All the Pretty Horses, by Cormac McCarthy is a unique coming of age story. Already matured and weathered by family issues, a teenage boy ages even more when he not only finds horses, but love, too—and what the floor of a Mexican jail smells and feels like.
When his mother sells their horse ranch in Texas, John Grady Cole, age 16, becomes disillusioned with her, and with his country, America, in general. He packs up his horse, and the new saddle his estranged father just gave him, and talks his cousin, Rawlins, into riding with him into Mexico. He’s sure they’ll find the unspoiled ranchers life there, and ride into the sunset with All the Pretty Horses of his dreams.
Not long into their trip, the boys sense another rider stalking them and soon become burdened with a smart-mouthed, hot-tempered boy named Blivens. Blivens brags, lies, and shows off a gun, which he swears is his and proves to be adept with. He begs them to let him ride with them. Rawlins tries to convince John Grady to ditch him, but John Grady feels the kid won’t make it on his own and lets him come along.

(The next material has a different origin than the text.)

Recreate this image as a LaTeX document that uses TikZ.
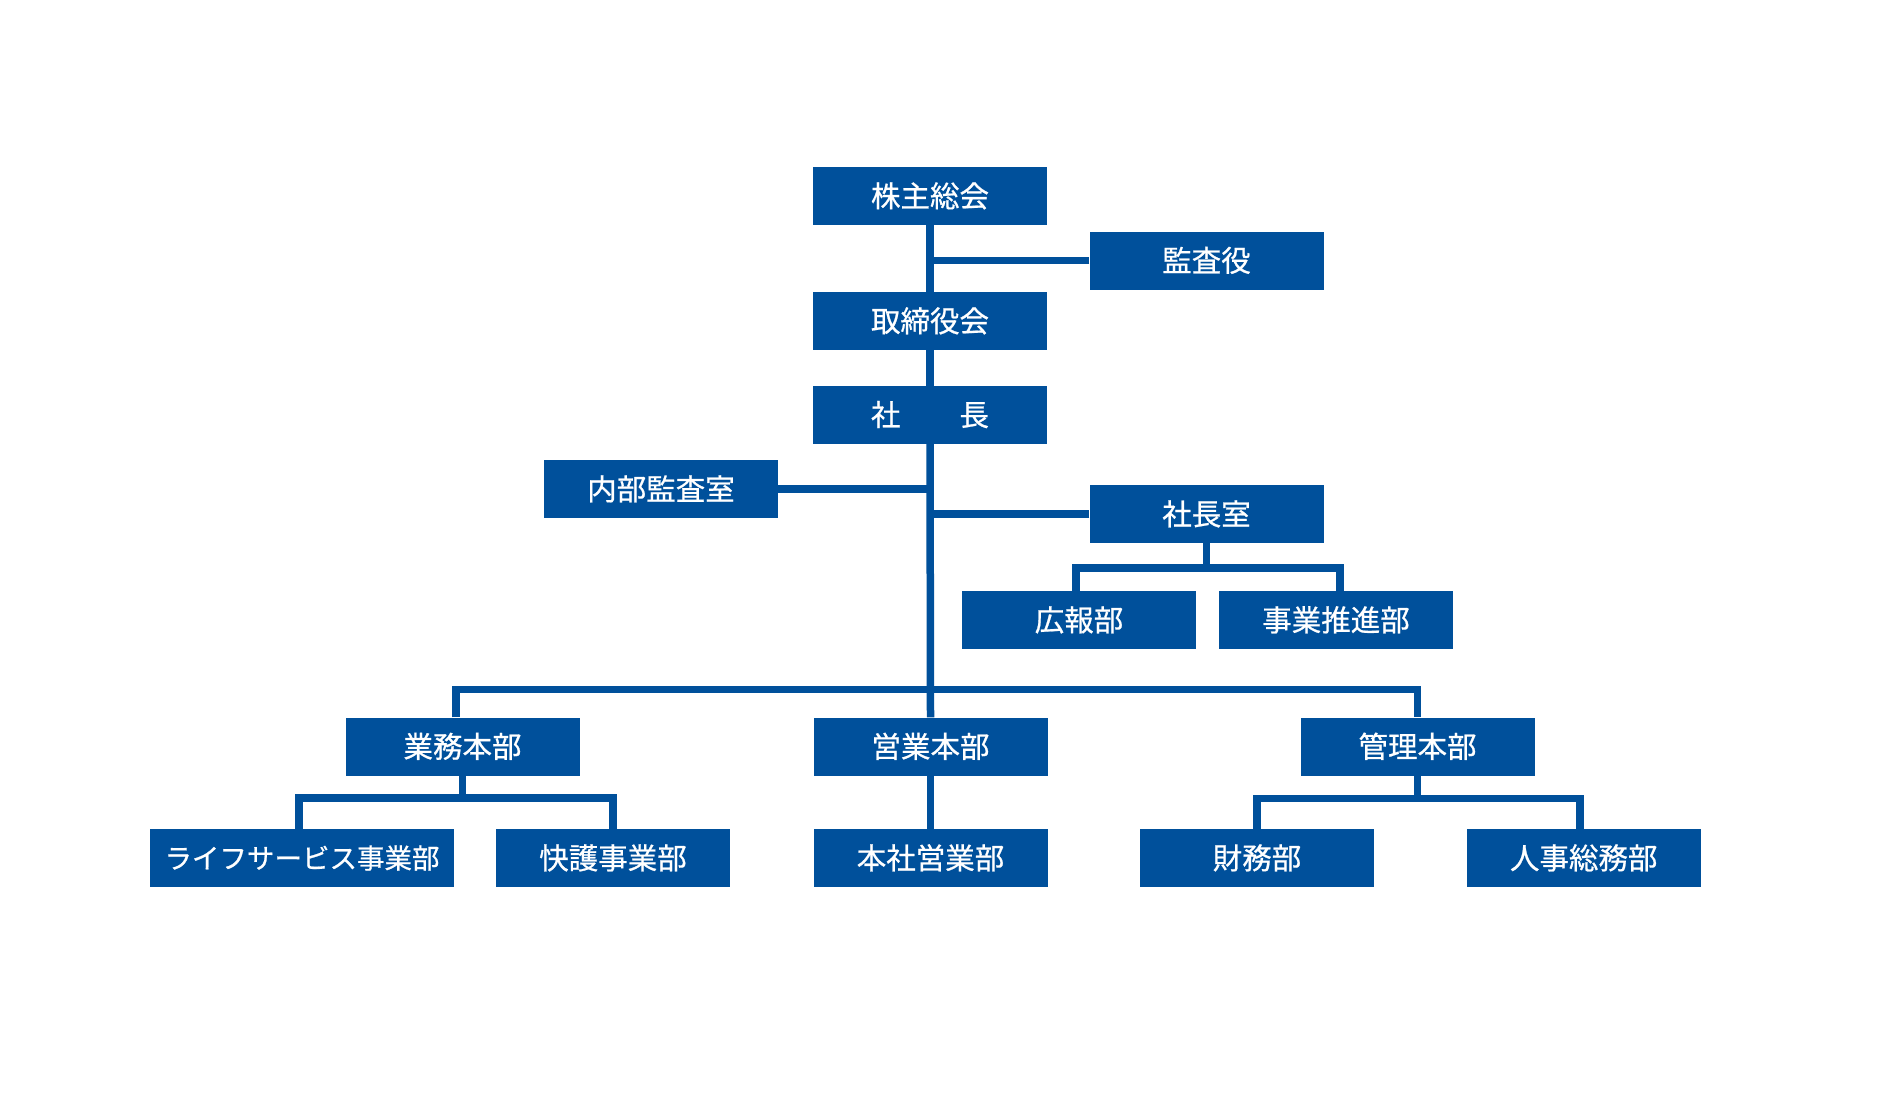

Blivens loses his horse and most of his possessions during a storm. Riding behind John Grady, he catches sight of them, in another man’s possession, at the next town. The boys agree to steal back just the horse, and they commence to do this foolish thing. During the ensuing chase, Blivens takes off in a different direction. Rid of him, John Grady and Rawlins turn south and get on with their journey.
They get jobs at a long-established horse ranch, after being questioned extensively about why they are there. Working at what they love, the two try to forget about Blivens, but deep inside they worry that their brief encounter with the hot-head is going to come back to haunt them.

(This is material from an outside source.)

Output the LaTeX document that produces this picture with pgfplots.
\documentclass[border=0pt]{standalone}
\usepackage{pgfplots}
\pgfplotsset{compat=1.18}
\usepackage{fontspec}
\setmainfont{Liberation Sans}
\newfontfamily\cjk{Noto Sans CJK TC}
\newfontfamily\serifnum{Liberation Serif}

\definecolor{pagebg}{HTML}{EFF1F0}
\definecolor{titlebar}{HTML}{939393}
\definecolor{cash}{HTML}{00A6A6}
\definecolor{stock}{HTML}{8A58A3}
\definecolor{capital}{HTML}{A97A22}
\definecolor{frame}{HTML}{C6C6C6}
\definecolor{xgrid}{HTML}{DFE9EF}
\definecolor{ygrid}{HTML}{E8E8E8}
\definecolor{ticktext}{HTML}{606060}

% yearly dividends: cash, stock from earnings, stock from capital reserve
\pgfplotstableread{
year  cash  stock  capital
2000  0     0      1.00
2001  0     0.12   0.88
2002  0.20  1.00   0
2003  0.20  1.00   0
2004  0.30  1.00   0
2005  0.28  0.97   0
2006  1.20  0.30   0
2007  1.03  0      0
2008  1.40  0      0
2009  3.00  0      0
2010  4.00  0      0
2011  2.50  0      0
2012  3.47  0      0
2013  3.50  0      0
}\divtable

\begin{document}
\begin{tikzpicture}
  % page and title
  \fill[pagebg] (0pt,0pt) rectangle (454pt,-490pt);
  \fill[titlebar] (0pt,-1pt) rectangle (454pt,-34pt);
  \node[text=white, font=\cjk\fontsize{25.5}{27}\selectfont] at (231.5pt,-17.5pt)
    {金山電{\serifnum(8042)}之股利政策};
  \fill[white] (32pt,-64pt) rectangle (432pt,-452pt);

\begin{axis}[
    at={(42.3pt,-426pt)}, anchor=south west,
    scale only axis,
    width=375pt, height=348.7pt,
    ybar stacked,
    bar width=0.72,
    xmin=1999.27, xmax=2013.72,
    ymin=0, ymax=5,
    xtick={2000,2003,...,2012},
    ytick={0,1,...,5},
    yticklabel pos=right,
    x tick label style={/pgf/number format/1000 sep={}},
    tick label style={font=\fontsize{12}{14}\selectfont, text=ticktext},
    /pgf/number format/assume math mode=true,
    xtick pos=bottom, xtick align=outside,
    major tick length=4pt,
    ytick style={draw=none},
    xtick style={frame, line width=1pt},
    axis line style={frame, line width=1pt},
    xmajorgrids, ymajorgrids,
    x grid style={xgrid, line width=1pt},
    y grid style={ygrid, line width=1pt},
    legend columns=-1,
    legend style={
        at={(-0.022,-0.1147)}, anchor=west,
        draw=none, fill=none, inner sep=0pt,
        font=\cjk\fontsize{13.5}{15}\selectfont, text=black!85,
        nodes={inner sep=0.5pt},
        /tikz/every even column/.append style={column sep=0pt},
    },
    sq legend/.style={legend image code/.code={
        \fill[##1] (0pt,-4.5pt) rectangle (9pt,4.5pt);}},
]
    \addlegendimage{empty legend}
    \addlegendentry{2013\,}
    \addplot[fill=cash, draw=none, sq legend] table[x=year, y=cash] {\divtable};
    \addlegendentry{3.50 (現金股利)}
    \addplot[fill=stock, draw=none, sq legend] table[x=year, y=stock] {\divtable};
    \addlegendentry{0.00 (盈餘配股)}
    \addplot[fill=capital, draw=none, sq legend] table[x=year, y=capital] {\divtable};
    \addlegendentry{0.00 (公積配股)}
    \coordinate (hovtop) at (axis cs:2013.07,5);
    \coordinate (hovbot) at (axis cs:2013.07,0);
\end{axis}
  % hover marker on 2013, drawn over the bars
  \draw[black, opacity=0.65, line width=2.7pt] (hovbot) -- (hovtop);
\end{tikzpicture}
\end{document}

John Grady falls in love with the ranch owner’s young daughter, which only means more trouble as far as Rawlins sees it. (Honor is all a woman has in this country, and the girl’s family intends to protect hers.)
Trouble does come, and the boys live a hard life in a short time as Americans (with no money) in a Mexican jail. They face charges for theft and murder, but their dauntless youth keeps them from kowtowing for any reason. This story is a delicate portrayal of that stubborn, free-spirited time called “youth,” clashing, abruptly, with the wing-clipping, all-powerful control of potent adults.
Frank Muller is a very versatile reader and truly gives the text an eloquent dimension.